Le film recycle la fable pédago de Roy Lewis (Pourquoi j’ai mangé mon père) et lui emprunte Édouard, super-singe traversé par quelques lueurs de génie humain (exemple : une main cassée l’incite à devenir bipède). Mais plusieurs visions du projet jouent des coudes au sein du même script : contrefaçon des épopées animalière à la Blue Sky (L’Âge de glace) ; parodie de fantasy assaisonnée aux bariolages de l’Afrique préhistorique (en gros, Game of Thrones dans l’ambiance de la brousse, attention les secousses) ; autoportrait de Jamel, enfin, comme on pouvait s’y attendre. Son personnage fonctionne effectivement comme avatar fantasmatique, tirant parti de son handicap pour s’ériger en messie et vanner les primates rétrogrades dans un français approximatif. Sautillant d’une case à l’autre, ce salmigondis impur et laid se passe de tout liant narratif et néglige même ses punchlines comiques, dissoutes dans les borborygmes insupportables des singes (seuls Edouard et sa fiancée ont droit à des répliques à peu près dignes de ce nom).

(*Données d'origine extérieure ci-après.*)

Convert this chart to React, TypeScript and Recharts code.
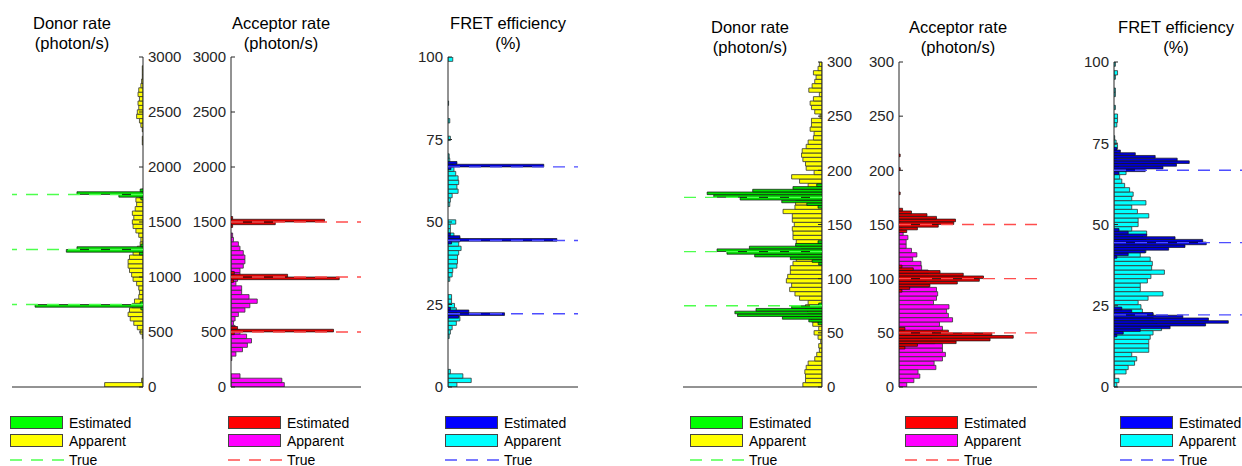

Mais c’est le choix de Jamel comme contremaître fantoche qui pose le plus gros problème. Sur le papier, il y avait de quoi graisser les rouages de cette machine à perdre avec un peu de sève poétique : Debbouze en pivot bankable du casting, c’était l’occasion de fusionner son histoire personnelle avec celle du genre humain – un peu de folie mégalo ne fait de mal à personne. Mais pourquoi lui confier les pleins-pouvoirs de la mise en scène, alors que Pierre Coffin (Moi, moche et méchant) était originellement aux commandes ? Expert du verbe détraqué, du bégaiement et du sur-place, Jamel cloisonne forcément un récit qui ne demande qu’à se déployer dans le mouvement et la vitesse. Chaque arène se réduit donc à une scène de stand-up riquiqui, où son doppelganger poilu ne fait qu’ânonner son répertoire 90’s – verlan incongru, blagues sur les Portugais, etc. Ce mariage malade entre Dreamworks et le Jamel Comedy Club engendre mille hybridations grotesques (De Funès, paix à son âme, se voit réincarné en babouin grisonnant et jamais drôle) qui n’inspirent même pas l’inquiétante étrangeté qu’on peut éprouver, en général, devant les gros nanars mutants. Ces trouvailles rances, à la fois nostalgiques du vieux popu français et des bestiaires de Disney (Le Livre de la jungle en tête), font plutôt souffler un vent morbide sur la chatoyante savane. De la part d’un conte progressiste sur l’éclosion de l’intelligence humaine, c’est pour le moins ironique.